Mas, apesar dessa popularidade, há algumas décadas várias pesquisas questionam a validade (o quanto o instrumento mensura exatamente o que pretende medir) e a confiabilidade estatística (se medido em momentos diferentes gera o mesmo resultado). No meio acadêmico, a credibilidade do MBTI é tão baixa que pesquisadores simplesmente ignoram a existência do instrumento em prol de outros com mais suporte científico. Mas, nada disso impede as organizações de continuarem a utilizar o MBTI e vários outros instrumentos sem a devida cautela e considerando suas limitações.

O custo da falta de conhecimento vai além do dinheiro gasto com os instrumentos. Milhões de decisões de carreira e sobre indivíduos foram tomadas baseadas na aplicação dessas ferramentas que, com grande probabilidade, não tiveram impacto positivo no ‘bottom line’ das organizações. Bem possível que tenha ocorrido o contrário —instrumentos, em vez de serem utilizados para compreender o outro, são constantemente usados para rotular pessoas e questionar sua adequação à cultura da empresa— o que simploriamente é denominado ‘fit cultural’ por quem interpreta os resultados.
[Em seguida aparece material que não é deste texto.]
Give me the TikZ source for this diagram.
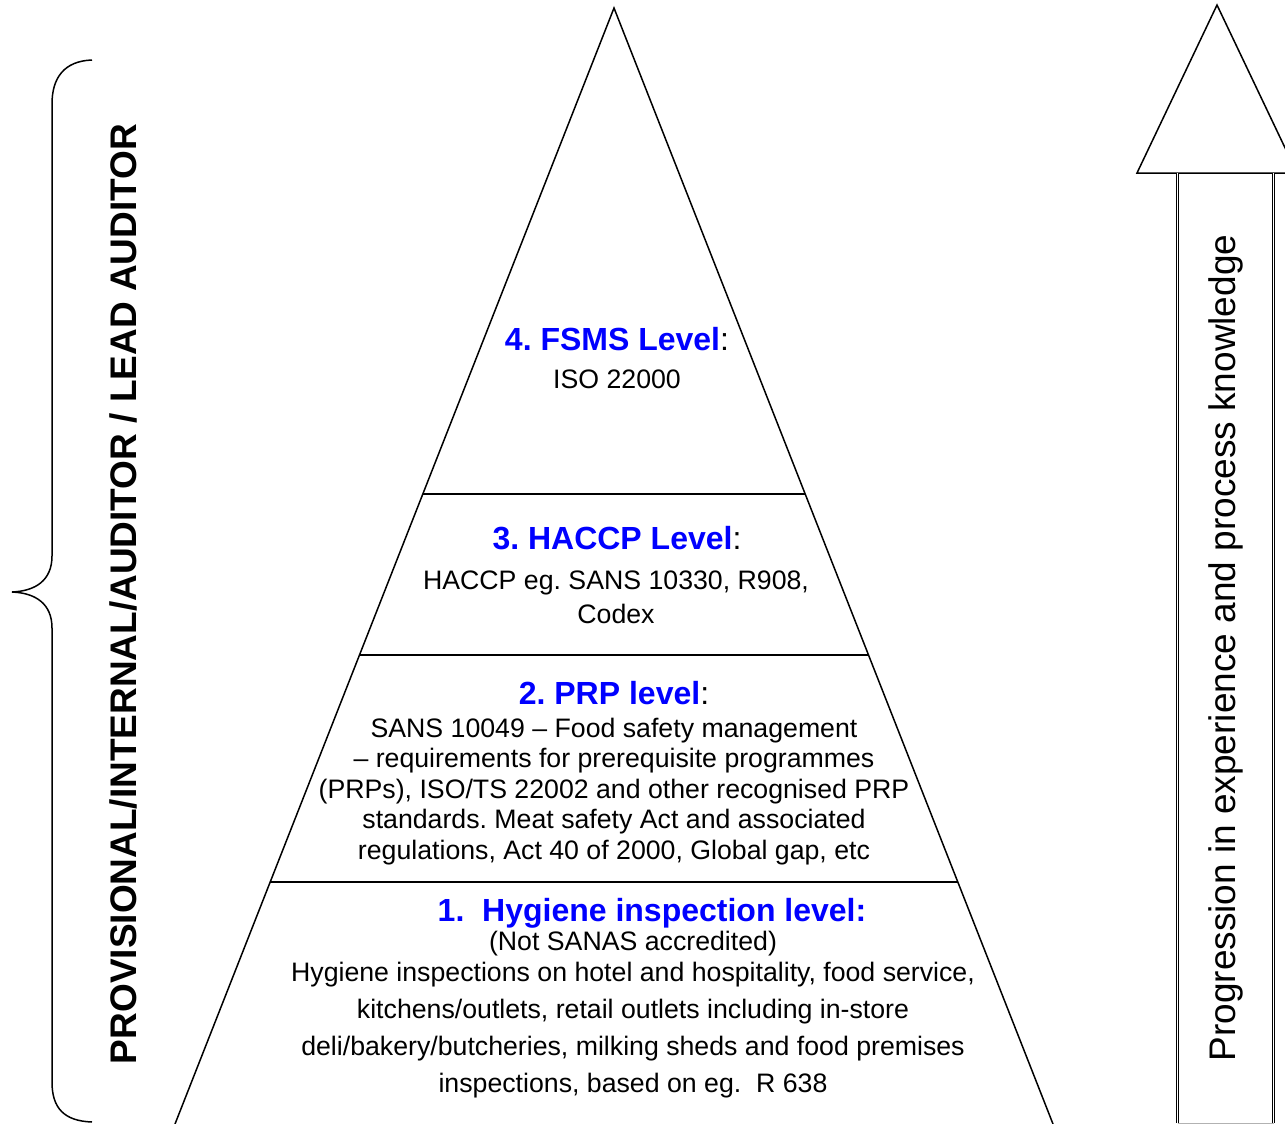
\documentclass[tikz,border=0pt]{standalone}
\usepackage{fontspec}
\setmainfont{Liberation Sans}
\usepackage{tikz}
\frenchspacing

\begin{document}
\begin{tikzpicture}[x=1pt, y=-1pt,
	leveltitle/.style={inner sep=0pt, anchor=base, font=\fontsize{32}{38}\selectfont\bfseries},
	levelbody/.style={inner sep=0pt, anchor=base, align=center, font=\fontsize{26.7}{#1}\selectfont},
	levelbody/.default=30.5,
	sidelabel/.style={inner sep=0pt, anchor=base, rotate=90, font=\fontsize{37}{44}\selectfont}]

\def\apexX{614}
\def\apexY{8}
\def\baseY{1124}
\def\halfBase{439}
\def\lw{1.5pt}
\def\clrlevel{blue}

\newcommand{\divider}[1]{%
	\draw [line width=\lw] ({\apexX-\halfBase/(\baseY-\apexY)*(#1-\apexY)},#1)
	-- ({\apexX+\halfBase/(\baseY-\apexY)*(#1-\apexY)},#1);
}

\useasboundingbox (0,0) rectangle (1285,1124);

% pyramid
\draw [line width=\lw] ({\apexX-\halfBase},\baseY) -- (\apexX,\apexY) -- ({\apexX+\halfBase},\baseY);
\divider{494}
\divider{655}
\divider{882}

% level 4 (body nodes sit on their last line)
\node [leveltitle] (fsms) at (617,350) {{\color{\clrlevel}4. FSMS Level}{\mdseries:}};
\node [levelbody] (fsmsbody) at (617,388) {ISO 22000};

% level 3
\node [leveltitle] (haccp) at (617,549) {{\color{\clrlevel}3. HACCP Level}{\mdseries:}};
\node [levelbody=34] (haccpbody) at (616,623) {HACCP eg. SANS 10330, R908,\\Codex};

% level 2
\node [leveltitle] (prp) at (614,704) {{\color{\clrlevel}2. PRP level}{\mdseries:}};
\node [levelbody] (prpbody) at (614,859) {SANS 10049 – Food safety management\\
	– requirements for prerequisite programmes\\
	(PRPs), ISO/TS 22002 and other recognised PRP\\
	standards. Meat safety Act and associated\\
	regulations, Act 40 of 2000, Global gap, etc};

% level 1
\node [leveltitle, text=\clrlevel] (hygiene) at (652,921) {1.\ \ Hygiene inspection level:};
\node [levelbody=36.7] (hygienebody) at (633,1092) {(Not SANAS accredited)\\[-5.7pt]
	Hygiene inspections on hotel and hospitality, food service,\\
	kitchens/outlets, retail outlets including in-store\\
	deli/bakery/butcheries, milking sheds and food premises\\
	inspections, based on eg.\ \ R 638};

% brace
\draw [line width=\lw] (92,60) .. controls (64,61) and (52,78) .. (52,104)
	-- (52,556) .. controls (52,580) and (36,591) .. (12,592)
	.. controls (36,593) and (52,604) .. (52,628)
	-- (52,1082) .. controls (52,1108) and (64,1121) .. (92,1122);
\node [sidelabel, font=\fontsize{37}{44}\selectfont\bfseries] (roles) at (136,594)
	{PROVISIONAL/INTERNAL/AUDITOR / LEAD AUDITOR};

% arrow
\draw [line width=\lw] (1137,173) -- (1217,5) -- (1297,173) -- cycle;
\draw [line width=0.8pt, double, double distance=0.8pt] (1177.5,173) -- (1177.5,1123);
\draw [line width=0.8pt, double, double distance=0.8pt] (1273.5,173) -- (1273.5,1123);
\draw [gray!60] (1177.5,1123) -- (1273.5,1123);
\node [sidelabel] (progress) at (1235,648) {Progression in experience and process knowledge};

\end{tikzpicture}
\end{document}
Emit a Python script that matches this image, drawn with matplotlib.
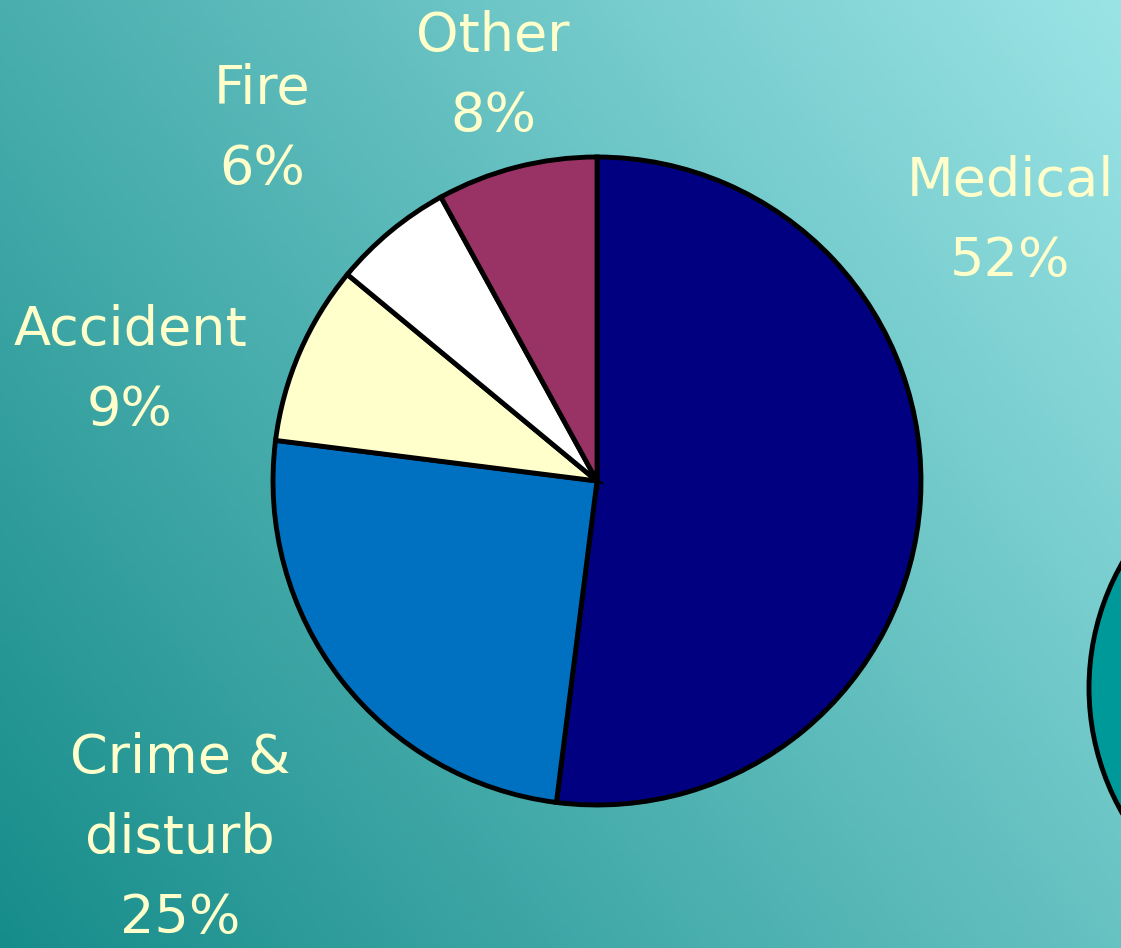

Essa displicência pode custar ainda mais agora que tecnologias sofisticadas como ‘machine learning’ e inteligência artificial começam a ser adotadas com a mesma finalidade, prometendo que os algoritmos darão maior precisão na identificação e no monitoramento dos indivíduos.

A maioria desses algoritmos interpretam dados existentes sobre pessoas e suas tarefas e sugerem atalhos para se obter resultados, no caso de empresas, mais receita e lucro. Sistemas entregam o que foi pedido, não existe julgamento. Em uma dinâmica entre pessoas, o caminho mais curto de se atingir resultados é matando a diversidade e mantendo pessoas parecidas entre elas.

As tecnologias alcançam o óbvio: pessoas diferentes trabalhando juntas, no curto prazo, demoram mais para realizar uma tarefa. Isso ocorre porque a diversidade demanda tempo para que os membros do grupo desenvolvam afinidades e tomem decisões melhores e mais rápidas.

Esses também não compreendem que grupos diversos podem, ao longo do tempo, ser mais eficientes para o futuro da empresa no que se refere à melhor compreensão de cenários de negócios, diversidade de ideias e inovação.

Se você não tem ideia do poder dos algoritmos, vá até o Google, clique no menu imagens e busque pela palavra líder. Conte quantas mulheres e pessoas de minorias raciais aparecem nas imagens. Poucas, não? Ele apenas reflete (e influência) a percepção da realidade que existe na mente de quem desenvolveu as imagens. Muitos dos novos instrumentos também geram uma compreensão limitada à realidade que existe, e não a que se quer construir.

“Cada indivíduo é uma exceção à regra” disse Carl Jung em seu livro “Tipos Psicológicos”, o que deve ter sido ignorado pela mãe e filha idealizadoras do MBTI. Sempre ouvi que pessoas são contratadas pelas capacidades técnicas e demitidas pelas sociais e emocionais. Mas, o outro lado dessa história, que poucos comentam, é que pessoas são demitidas pela incapacidade de as organizações lidarem com o diferente. A má escolha e o uso inadequado de instrumentos de avaliação, tradicionais ou mais sofisticados, apenas refletem a ignorância e o modelo mental daqueles que a estão usando.

*Por Claudio Garcia, Vice-presidente executivo de estratégia e desenvolvimento corporativo da consultoria LHH, baseado em Nova York.